Listen up: Grits don’t need no cosmopolitanizing, and if you’re going to start messing around with nature’s perfect food, you can just stay in Seattle, Portland, Austin or some other previously anointed hipster haven.

To see what’s in store for Durham, one needn’t travel that far. Look no farther than Asheville, which a few years ago was selected as the new hipster hot spot.

“How’s that working out for y’all?” I asked people who live there.

“It can be a curse or a godsend,” M.E. Gray, an agent with Keller Williams Realty in Asheville, told me recently.

It’s a godsend, she said, for the favorable attention it attracts to the city, as well as for the tourists and homebuyers who come in and spend money.

“It’s a curse,” she said, echoing the sentiment of other real estate agents to whom I spoke, “if you’re in the service or retail industry and you can’t afford a home you can be proud of. Prices have escalated, and people such as teachers and police sometimes have to go further afield” to find affordable housing.

The writer of the Vogue piece, Jennifer Rice, alienated some Durhamites with her first-sentence proclamation, “Durham is perhaps known first and foremost as the home of Duke University (and its famed basketball team), but it’s becoming a destination for much more than just Blue Devils games.”

Say, has she been talking to Stephen Miller, the president’s adviser in charge of Elitism, who once wrote that were it not for Duke, there’d be no reason to ever visit Durham?

Duke is an undeniably essential part of Durham’s appeal, but what makes the city hip has nothing to do with what Rice cited: hotels with 3,000-thread count sheets, restaurants that serve foods that won’t even make you burp, such as the one where you can get a – meaning one – soft-boiled egg wrapped in garlic and sage sausage for $9 – and frou-frou coffee shops that call biscuits scones.

Judging by the surfeit of restaurants on her list, one might conclude that hipsters just sit around eating fancy victuals and slurping sugary coffee drinks.

That can’t be true, though, because then they couldn’t fit into those skinny jeans.

The things that make Durham hip, I’d say, are its effortlessly diverse neighborhoods, its friendly residents and the number of ways you can have fun without spending a lot of scratch.

If Vogue thinks Durham is hip now, it should’ve seen the place before the Upright Citizens Brigade shut down Brothers III and the 14 Karat Dinner Theater and someone incomprehensibly suggested moving the annual Bull Durham Blues Festival inside.

If Dame Anna Wintour, Vogue’s influential editor-in-chief, calls me up on her next visit to Durham, I’ll show her what’s hip.

C’mon, Anna. Let’s check out the Independent newspaper – sorry, I refuse to call that delightful alternative weekly The Indy – to see what’s shaking.

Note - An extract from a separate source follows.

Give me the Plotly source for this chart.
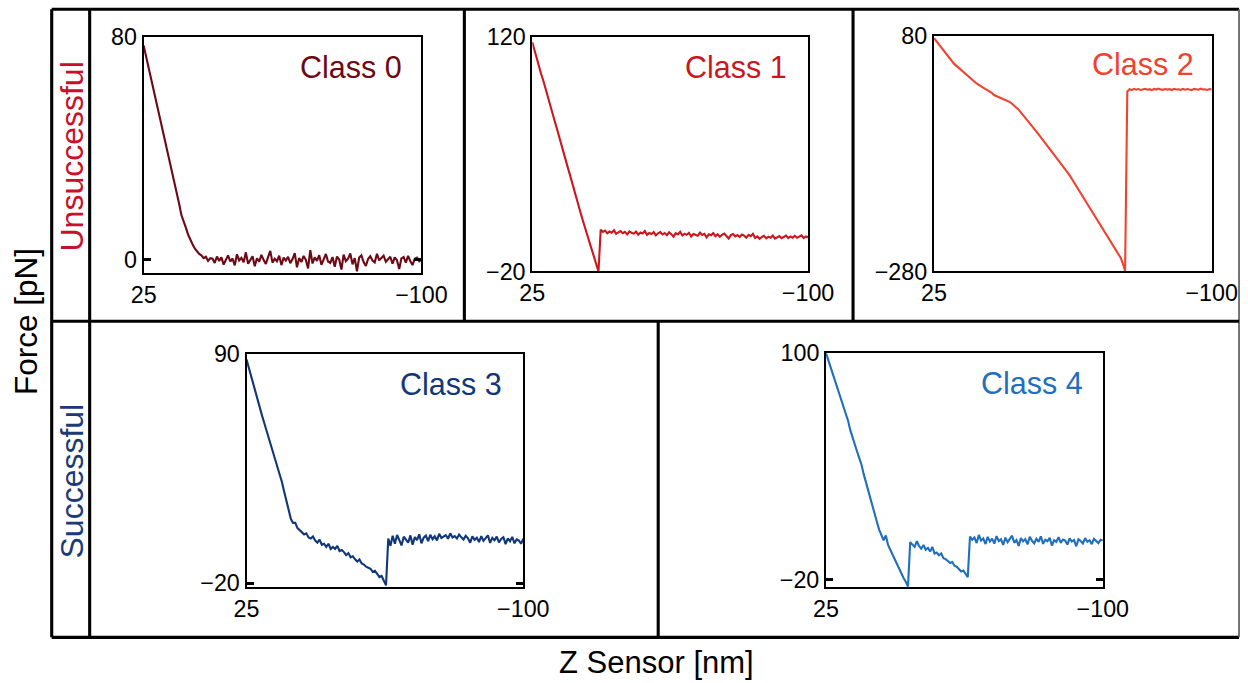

First, we’ll see a play at Manbites Dog Theater. Don’t you worry, hon. You can keep your style-forward stilettos on, because we’ll park right across the street and walk 20 feet to the front door.

Then we’ll walk 100 yards up the street to Motorco, to what used to be a car dealership but is now a funky music hall where you can hear everything and anybody from rap music to Loudon Wainwright III. Depending upon when you arrive, I’ll take you to the Full Frame Documentary Film Festival, Bimbe and Bull Durham Blues festivals, and to a game at that Pro-Am basketball league they have every summer at N.C. Central University.

Oh, and Dame, if we eat too much at Dame’s Chicken & Waffles or Cafe Beyu, I’ll take you over to one of the free exercise or yoga classes they have for senior citizens – not that you’re old, Anna – or to the Duke wall, which might be the most egalitarian spot in the Triangle and where you can do all the walking and people-watching you want on an esteemed university’s campus.

In the movie “It’s A Wonderful Life,” when Jimmy Stewart and his angel, Clarence, sidle up to the bar, the cantankerous bartender hips them. “Hey, look,” he said, “we serve hard drinks in here for men who want to get drunk fast, and we don’t need any characters around to give the joint atmosphere. Is that clear?”

That’s how Durham residents feel, too: we’ve already got enough character and atmosphere to share – which we gladly will if you come in and behave yourself.